L'odeur de tabac froid expose les non-fumeurs à du tabagisme ultra passif

Par Anaïs Col

L'odeur de tabac froid présente sur les fumeurs déposerait des composés toxiques dans l'air et exposerait les non-fumeurs à du tabagisme ultra passif. 

Terroa /iStock

L'odeur de tabac froid restée sur des fumeurs entrant dans une pièce présenterait de sérieux risques pour la santé des non-fumeurs présents. Tel est le constat alarmant d'une étude conjointement menée par des chercheurs américains et allemands et publiée dans la revue Science Advances

Ce que l'on appelle “la fumée tertiaire” provient “de la contamination directe des surfaces (par exemple, le corps et les vêtements des fumeurs, le mobilier, les surfaces intérieures et les matériaux de construction) et contient des composés organiques dangereux provenant de la combustion du tabac”, expliquent les chercheurs. Puis ces composés organiques volatils s'évaporent. On appelle cela les “dégagements gazeux”.

35 substances chimiques volatiles liées au tabagisme

Pour mesurer la génotoxicité, la cancérogénicité et le stress oxydatif éventuels de ces substances volatiles, les chercheurs ont disposé une technologie de prélèvement dans les conduits d’évacuation d’un cinéma allemand où il est interdit de fumer depuis 15 ans. 

L'expérience a été menée pendant 4 jours et a démontré que les niveaux de 35 substances chimiques liées au tabagisme (parmi lesquelles des composés cancérigènes comme le benzène et le formaldéhyde) ont augmenté lorsque des spectateurs entraient dans la cinéma. Selon les résultats de cette étude, l'exposition des non-fumeurs à ces substances toxiques équivaut à du tabagisme ultra passif (entre une et 10 cigarettes).

Les nourrissons et les enfants sont les plus vulnérables

La fumée tertiaire présente des risques pour la santé des non-fumeurs, en particulier pour celle des nourrissons et des enfants, qui représentent des populations particulièrement vulnérables”, notent les chercheurs. Si l'expérience a été menée dans un cinéma, ces résultats pourraient avoir été obtenus dans une crèche, une école, ou dans la salle d'attente d'un médecin où les personnels et autres personnes présentes sont fumeurs. 

Nos travaux démontre qu’il y a un dépôt substantiel de composants de fumée tertiaire par des personnes au sein d’un environnement intérieur non-fumeur”, conclut Drew R. Gentner, professeur de chimie à l'université de Yale (Royaume-Uni) et auteur principal de l'étude. 

Le tabagisme tue

En plus de ces particules toxiques volatiles, les non-fumeurs sont aussi exposés à la fumée de cigarette de leurs proches et de leurs collègues. Selon le dernier baromètre Santé publique France, “en 2017, 15,7% des personnes âgées de 18 à 64 ans exerçant une activité professionnelle déclarent avoir été exposées à la fumée de tabac des autres au cours des 30 derniers jours à l'intérieur des locaux sur leur lieu de travail”. Fort heureusement, le tabagisme à domicile a fortement diminué de 27,5 % en 2014 à 17,6 % en 2018, suggérant qu'un grand nombre de personnes fument désormais à l'extérieur.
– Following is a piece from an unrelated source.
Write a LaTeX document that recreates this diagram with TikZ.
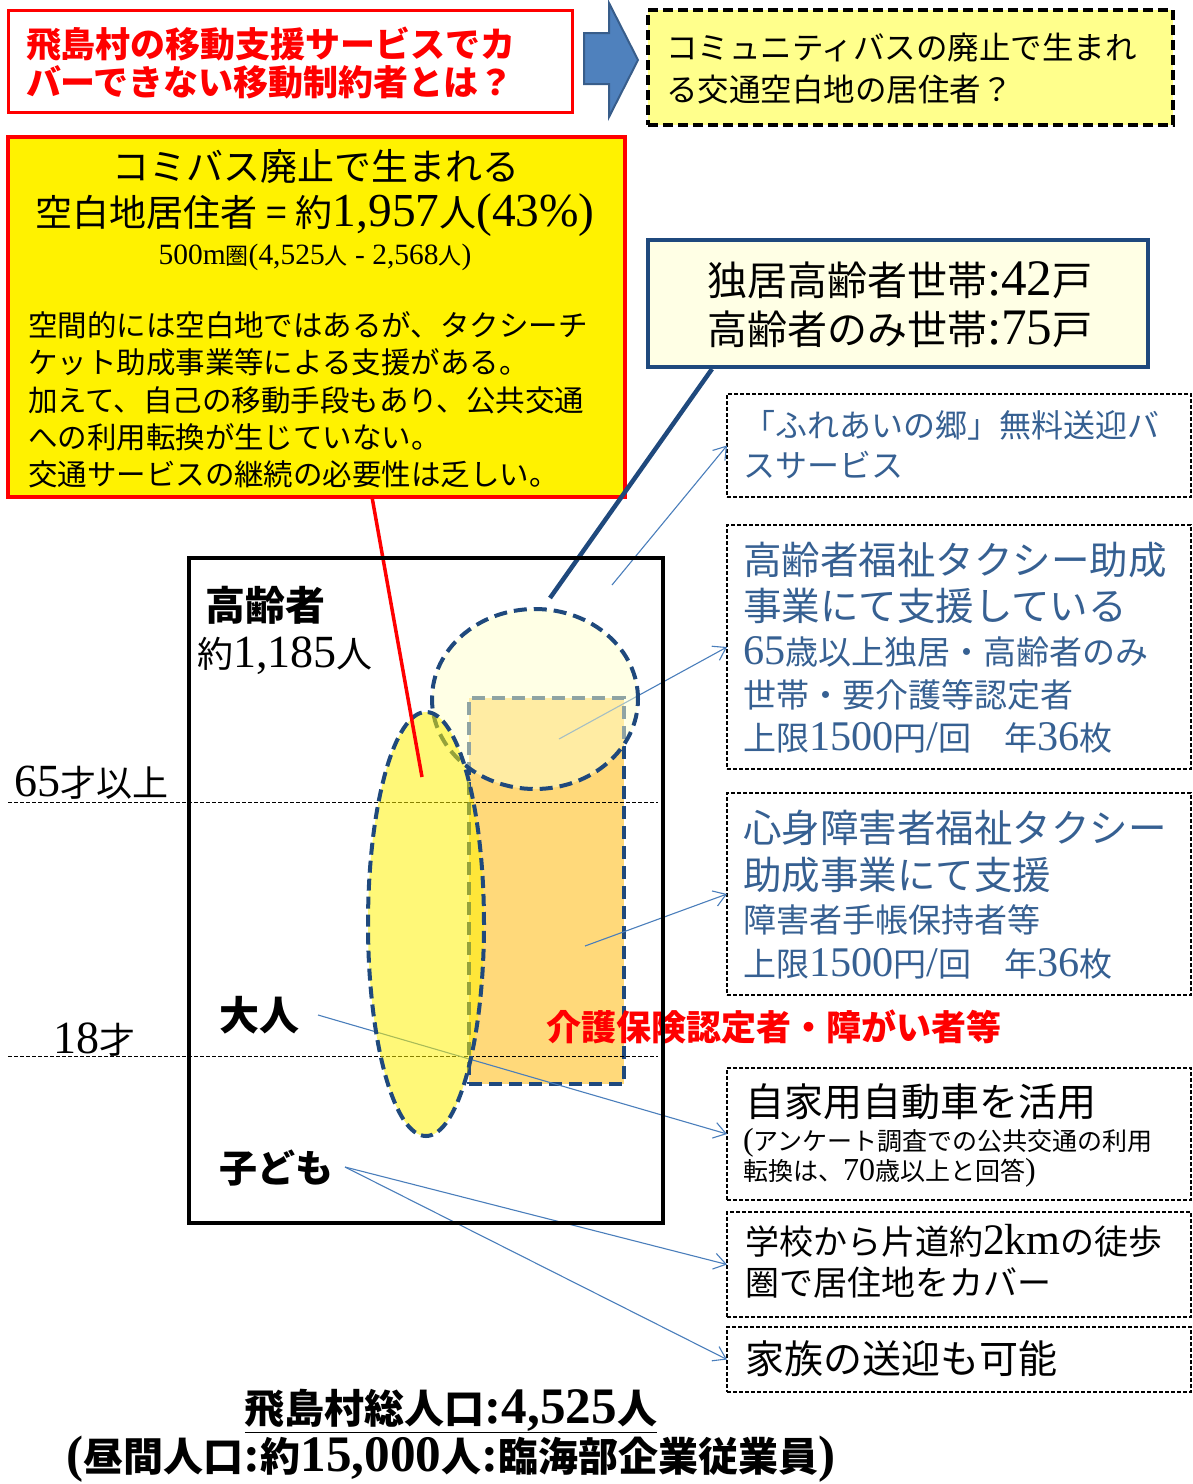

En mai 2019, un groupe d'experts en médecine respiratoire estimait que le cancer du poumon chez les personnes qui n'ont jamais fumé est sous-estimé et “représente un défi diagnostic, en particulier pour les omnipraticiens qui cherchent à trouver un équilibre entre la surinvestigation, un diagnostic précoce et des soins de grande qualité.” 
En 2014, une étude menée dans les services de pneumologie de 104 hôpitaux français (CHU exclus) et portant sur 7 051 dossiers avait démontré que plus d’un patient sur dix (762) traité pour un cancer du poumon ne fumait pas. Parmi eux, 11% n’avait jamais fumé de leur vie mais 158 (20%) avaient été soumis au tabagisme passif.